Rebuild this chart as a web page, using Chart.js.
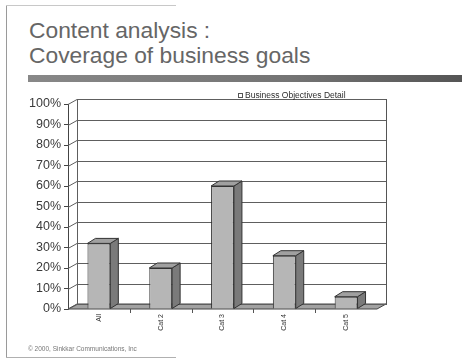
<!DOCTYPE html>
<html>
<head>
<meta charset="utf-8">
<script src="https://cdn.jsdelivr.net/npm/chart.js@4.4.1/dist/chart.umd.min.js"></script>
<style>
  html, body { margin: 0; padding: 0; background: #fff; }
  #slide { position: relative; width: 462px; height: 359px; overflow: hidden; background: #fff; filter: blur(0.35px); }
  #frameL { position: absolute; left: 6px; top: 5px; width: 1px; height: 352px; background: #9a9a9a; }
  #frameT { position: absolute; left: 6px; top: 5px; width: 170px; height: 1px; background: #c8c8c8; }
  #frameB { position: absolute; left: 6px; top: 357px; width: 170px; height: 1px; background: #b0b0b0; }
  #title { position: absolute; left: 29px; top: 18px; font-family: "Liberation Sans", Arial, sans-serif;
           font-size: 22.8px; line-height: 25px; color: #666; white-space: nowrap; }
  #rule { position: absolute; left: 28px; top: 75px; width: 434px; height: 7px;
          background: linear-gradient(90deg, #888, #747474 60%, #555); }
  #footer { position: absolute; left: 28px; top: 345px; font-family: "Liberation Sans", Arial, sans-serif;
            font-size: 6.5px; color: #777; white-space: nowrap; }
  canvas { position: absolute; left: 0; top: 0; }
</style>
</head>
<body>
<div id="slide">
  <div id="frameL"></div>
  <div id="frameT"></div>
  <div id="frameB"></div>
  <div id="title">Content analysis :<br>Coverage of business goals</div>
  <div id="rule"></div>
  <canvas id="chart" width="462" height="359"></canvas>
  <div id="footer">© 2000, Sinkkar Communications, Inc</div>
</div>
<script>
// Categories, values (percent) and axis ticks
const categories = ["All", "Cat 2", "Cat 3", "Cat 4", "Cat 5"];
const coverage = [32, 20, 60, 26, 6];
const seriesName = "Business Objectives Detail";
const yTicks = [0, 10, 20, 30, 40, 50, 60, 70, 80, 90, 100];

// depth of the 3D box (walls) and of each column
const WALL_DX = 9, WALL_DY = -5;
const BAR_DX = 8, BAR_DY = -5;

const box3d = {
  id: 'box3d',
  beforeDatasetsDraw(chart) {
    const { ctx, chartArea: a, scales: { y } } = chart;
    ctx.save();
    // floor
    ctx.beginPath();
    ctx.moveTo(a.left, a.bottom);
    ctx.lineTo(a.right, a.bottom);
    ctx.lineTo(a.right + WALL_DX, a.bottom + WALL_DY);
    ctx.lineTo(a.left + WALL_DX, a.bottom + WALL_DY);
    ctx.closePath();
    ctx.fillStyle = '#a2a2a2';
    ctx.fill();
    ctx.strokeStyle = '#444';
    ctx.lineWidth = 1;
    ctx.stroke();
    // back wall
    ctx.strokeStyle = '#555';
    ctx.strokeRect(a.left + WALL_DX + 0.5, a.top + WALL_DY + 0.5,
                   a.right - a.left, a.bottom - a.top);
    // gridlines on the side wall and back wall
    ctx.strokeStyle = '#5e5e5e';
    yTicks.forEach(v => {
      const py = Math.round(y.getPixelForValue(v)) + 0.5;
      ctx.beginPath();
      ctx.moveTo(a.left, py);
      ctx.lineTo(a.left + WALL_DX, py + WALL_DY);
      ctx.lineTo(a.right + WALL_DX, py + WALL_DY);
      ctx.stroke();
    });
    // side wall back edge
    ctx.beginPath();
    ctx.moveTo(a.left + WALL_DX + 0.5, a.top + WALL_DY);
    ctx.lineTo(a.left + WALL_DX + 0.5, a.bottom + WALL_DY);
    ctx.stroke();
    ctx.restore();
  },
  afterDatasetsDraw(chart) {
    const { ctx, chartArea: a } = chart;
    const meta = chart.getDatasetMeta(0);
    ctx.save();
    ctx.strokeStyle = '#333';
    ctx.lineWidth = 1;
    meta.data.forEach(bar => {
      const { x, y, base, width } = bar.getProps(['x', 'y', 'base', 'width'], true);
      const x0 = x - width / 2, x1 = x + width / 2;
      // side face
      ctx.beginPath();
      ctx.moveTo(x1, y);
      ctx.lineTo(x1 + BAR_DX, y + BAR_DY);
      ctx.lineTo(x1 + BAR_DX, base + BAR_DY);
      ctx.lineTo(x1, base);
      ctx.closePath();
      ctx.fillStyle = '#7a7a7a';
      ctx.fill();
      ctx.stroke();
      // top face
      ctx.beginPath();
      ctx.moveTo(x0, y);
      ctx.lineTo(x0 + BAR_DX, y + BAR_DY);
      ctx.lineTo(x1 + BAR_DX, y + BAR_DY);
      ctx.lineTo(x1, y);
      ctx.closePath();
      ctx.fillStyle = '#a0a0a0';
      ctx.fill();
      ctx.stroke();
    });
    // category tick marks under the floor
    const xs = chart.scales.x;
    ctx.strokeStyle = '#555';
    for (let i = 1; i < categories.length; i++) {
      const px = Math.round((xs.getPixelForValue(i - 1) + xs.getPixelForValue(i)) / 2) + 0.5;
      ctx.beginPath();
      ctx.moveTo(px, a.bottom);
      ctx.lineTo(px, a.bottom + 4);
      ctx.stroke();
    }
    // rotated category labels, reading upward
    ctx.fillStyle = '#333';
    ctx.font = '7px "Liberation Sans", Arial, sans-serif';
    ctx.textAlign = 'right';
    ctx.textBaseline = 'middle';
    categories.forEach((c, i) => {
      ctx.save();
      ctx.translate(xs.getPixelForValue(i), a.bottom + 5);
      ctx.rotate(-Math.PI / 2);
      ctx.fillText(c, 0, 0);
      ctx.restore();
    });
    // legend entry sitting on the top edge of the back wall
    const lx = 238, ly = a.top + WALL_DY - 1;
    ctx.fillStyle = '#fff';
    ctx.strokeStyle = '#555';
    ctx.fillRect(lx + 0.5, ly - 4.5, 4, 4);
    ctx.strokeRect(lx + 0.5, ly - 4.5, 4, 4);
    ctx.fillStyle = '#2e2e2e';
    ctx.font = '8.5px "Liberation Sans", Arial, sans-serif';
    ctx.textAlign = 'left';
    ctx.textBaseline = 'alphabetic';
    ctx.fillText(seriesName, lx + 7, ly);
    ctx.restore();
  }
};

new Chart(document.getElementById('chart'), {
  type: 'bar',
  data: {
    labels: categories,
    datasets: [{
      label: seriesName,
      data: coverage,
      backgroundColor: '#b6b6b6',
      borderColor: '#333',
      borderWidth: 1,
      categoryPercentage: 1,
      barPercentage: 0.37
    }]
  },
  options: {
    responsive: false,
    animation: false,
    devicePixelRatio: 1,
    layout: { padding: { top: 104, right: 85, left: 0, bottom: 0 } },
    plugins: { legend: { display: false }, tooltip: { enabled: false } },
    scales: {
      x: {
        grid: { display: false },
        border: { display: false },
        ticks: { display: false },
        afterFit(scale) { scale.height = 50; }
      },
      y: {
        min: 0, max: 100,
        afterFit(scale) { scale.width = 68; },
        afterBuildTicks(scale) { scale.ticks = yTicks.map(v => ({ value: v })); },
        grid: { drawOnChartArea: false, drawTicks: true, tickLength: 4, color: '#444' },
        border: { display: true, color: '#444' },
        ticks: {
          padding: 3,
          color: '#3a3a3a',
          font: { family: '"Liberation Sans", Arial, sans-serif', size: 12.5 },
          callback: v => v + '%'
        }
      }
    }
  },
  plugins: [box3d]
});
</script>
</body>
</html>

════════════════════

▶ [The exercise] Without the pictures, write out the whole listing above exactly as it appears.

▶ [Solution below]
Rebuild this chart as a web page, using Chart.js.
<!DOCTYPE html>
<html>
<head>
<meta charset="utf-8">
<script src="https://cdn.jsdelivr.net/npm/chart.js@4.4.1/dist/chart.umd.min.js"></script>
<style>
  html, body { margin: 0; padding: 0; background: #fff; }
  #slide { position: relative; width: 462px; height: 359px; overflow: hidden; background: #fff; filter: blur(0.35px); }
  #frameL { position: absolute; left: 6px; top: 5px; width: 1px; height: 352px; background: #9a9a9a; }
  #frameT { position: absolute; left: 6px; top: 5px; width: 170px; height: 1px; background: #c8c8c8; }
  #frameB { position: absolute; left: 6px; top: 357px; width: 170px; height: 1px; background: #b0b0b0; }
  #title { position: absolute; left: 29px; top: 18px; font-family: "Liberation Sans", Arial, sans-serif;
           font-size: 22.8px; line-height: 25px; color: #666; white-space: nowrap; }
  #rule { position: absolute; left: 28px; top: 75px; width: 434px; height: 7px;
          background: linear-gradient(90deg, #888, #747474 60%, #555); }
  #footer { position: absolute; left: 28px; top: 345px; font-family: "Liberation Sans", Arial, sans-serif;
            font-size: 6.5px; color: #777; white-space: nowrap; }
  canvas { position: absolute; left: 0; top: 0; }
</style>
</head>
<body>
<div id="slide">
  <div id="frameL"></div>
  <div id="frameT"></div>
  <div id="frameB"></div>
  <div id="title">Content analysis :<br>Coverage of business goals</div>
  <div id="rule"></div>
  <canvas id="chart" width="462" height="359"></canvas>
  <div id="footer">© 2000, Sinkkar Communications, Inc</div>
</div>
<script>
// Categories, values (percent) and axis ticks
const categories = ["All", "Cat 2", "Cat 3", "Cat 4", "Cat 5"];
const coverage = [32, 20, 60, 26, 6];
const seriesName = "Business Objectives Detail";
const yTicks = [0, 10, 20, 30, 40, 50, 60, 70, 80, 90, 100];

// depth of the 3D box (walls) and of each column
const WALL_DX = 9, WALL_DY = -5;
const BAR_DX = 8, BAR_DY = -5;

const box3d = {
  id: 'box3d',
  beforeDatasetsDraw(chart) {
    const { ctx, chartArea: a, scales: { y } } = chart;
    ctx.save();
    // floor
    ctx.beginPath();
    ctx.moveTo(a.left, a.bottom);
    ctx.lineTo(a.right, a.bottom);
    ctx.lineTo(a.right + WALL_DX, a.bottom + WALL_DY);
    ctx.lineTo(a.left + WALL_DX, a.bottom + WALL_DY);
    ctx.closePath();
    ctx.fillStyle = '#a2a2a2';
    ctx.fill();
    ctx.strokeStyle = '#444';
    ctx.lineWidth = 1;
    ctx.stroke();
    // back wall
    ctx.strokeStyle = '#555';
    ctx.strokeRect(a.left + WALL_DX + 0.5, a.top + WALL_DY + 0.5,
                   a.right - a.left, a.bottom - a.top);
    // gridlines on the side wall and back wall
    ctx.strokeStyle = '#5e5e5e';
    yTicks.forEach(v => {
      const py = Math.round(y.getPixelForValue(v)) + 0.5;
      ctx.beginPath();
      ctx.moveTo(a.left, py);
      ctx.lineTo(a.left + WALL_DX, py + WALL_DY);
      ctx.lineTo(a.right + WALL_DX, py + WALL_DY);
      ctx.stroke();
    });
    // side wall back edge
    ctx.beginPath();
    ctx.moveTo(a.left + WALL_DX + 0.5, a.top + WALL_DY);
    ctx.lineTo(a.left + WALL_DX + 0.5, a.bottom + WALL_DY);
    ctx.stroke();
    ctx.restore();
  },
  afterDatasetsDraw(chart) {
    const { ctx, chartArea: a } = chart;
    const meta = chart.getDatasetMeta(0);
    ctx.save();
    ctx.strokeStyle = '#333';
    ctx.lineWidth = 1;
    meta.data.forEach(bar => {
      const { x, y, base, width } = bar.getProps(['x', 'y', 'base', 'width'], true);
      const x0 = x - width / 2, x1 = x + width / 2;
      // side face
      ctx.beginPath();
      ctx.moveTo(x1, y);
      ctx.lineTo(x1 + BAR_DX, y + BAR_DY);
      ctx.lineTo(x1 + BAR_DX, base + BAR_DY);
      ctx.lineTo(x1, base);
      ctx.closePath();
      ctx.fillStyle = '#7a7a7a';
      ctx.fill();
      ctx.stroke();
      // top face
      ctx.beginPath();
      ctx.moveTo(x0, y);
      ctx.lineTo(x0 + BAR_DX, y + BAR_DY);
      ctx.lineTo(x1 + BAR_DX, y + BAR_DY);
      ctx.lineTo(x1, y);
      ctx.closePath();
      ctx.fillStyle = '#a0a0a0';
      ctx.fill();
      ctx.stroke();
    });
    // category tick marks under the floor
    const xs = chart.scales.x;
    ctx.strokeStyle = '#555';
    for (let i = 1; i < categories.length; i++) {
      const px = Math.round((xs.getPixelForValue(i - 1) + xs.getPixelForValue(i)) / 2) + 0.5;
      ctx.beginPath();
      ctx.moveTo(px, a.bottom);
      ctx.lineTo(px, a.bottom + 4);
      ctx.stroke();
    }
    // rotated category labels, reading upward
    ctx.fillStyle = '#333';
    ctx.font = '7px "Liberation Sans", Arial, sans-serif';
    ctx.textAlign = 'right';
    ctx.textBaseline = 'middle';
    categories.forEach((c, i) => {
      ctx.save();
      ctx.translate(xs.getPixelForValue(i), a.bottom + 5);
      ctx.rotate(-Math.PI / 2);
      ctx.fillText(c, 0, 0);
      ctx.restore();
    });
    // legend entry sitting on the top edge of the back wall
    const lx = 238, ly = a.top + WALL_DY - 1;
    ctx.fillStyle = '#fff';
    ctx.strokeStyle = '#555';
    ctx.fillRect(lx + 0.5, ly - 4.5, 4, 4);
    ctx.strokeRect(lx + 0.5, ly - 4.5, 4, 4);
    ctx.fillStyle = '#2e2e2e';
    ctx.font = '8.5px "Liberation Sans", Arial, sans-serif';
    ctx.textAlign = 'left';
    ctx.textBaseline = 'alphabetic';
    ctx.fillText(seriesName, lx + 7, ly);
    ctx.restore();
  }
};

new Chart(document.getElementById('chart'), {
  type: 'bar',
  data: {
    labels: categories,
    datasets: [{
      label: seriesName,
      data: coverage,
      backgroundColor: '#b6b6b6',
      borderColor: '#333',
      borderWidth: 1,
      categoryPercentage: 1,
      barPercentage: 0.37
    }]
  },
  options: {
    responsive: false,
    animation: false,
    devicePixelRatio: 1,
    layout: { padding: { top: 104, right: 85, left: 0, bottom: 0 } },
    plugins: { legend: { display: false }, tooltip: { enabled: false } },
    scales: {
      x: {
        grid: { display: false },
        border: { display: false },
        ticks: { display: false },
        afterFit(scale) { scale.height = 50; }
      },
      y: {
        min: 0, max: 100,
        afterFit(scale) { scale.width = 68; },
        afterBuildTicks(scale) { scale.ticks = yTicks.map(v => ({ value: v })); },
        grid: { drawOnChartArea: false, drawTicks: true, tickLength: 4, color: '#444' },
        border: { display: true, color: '#444' },
        ticks: {
          padding: 3,
          color: '#3a3a3a',
          font: { family: '"Liberation Sans", Arial, sans-serif', size: 12.5 },
          callback: v => v + '%'
        }
      }
    }
  },
  plugins: [box3d]
});
</script>
</body>
</html>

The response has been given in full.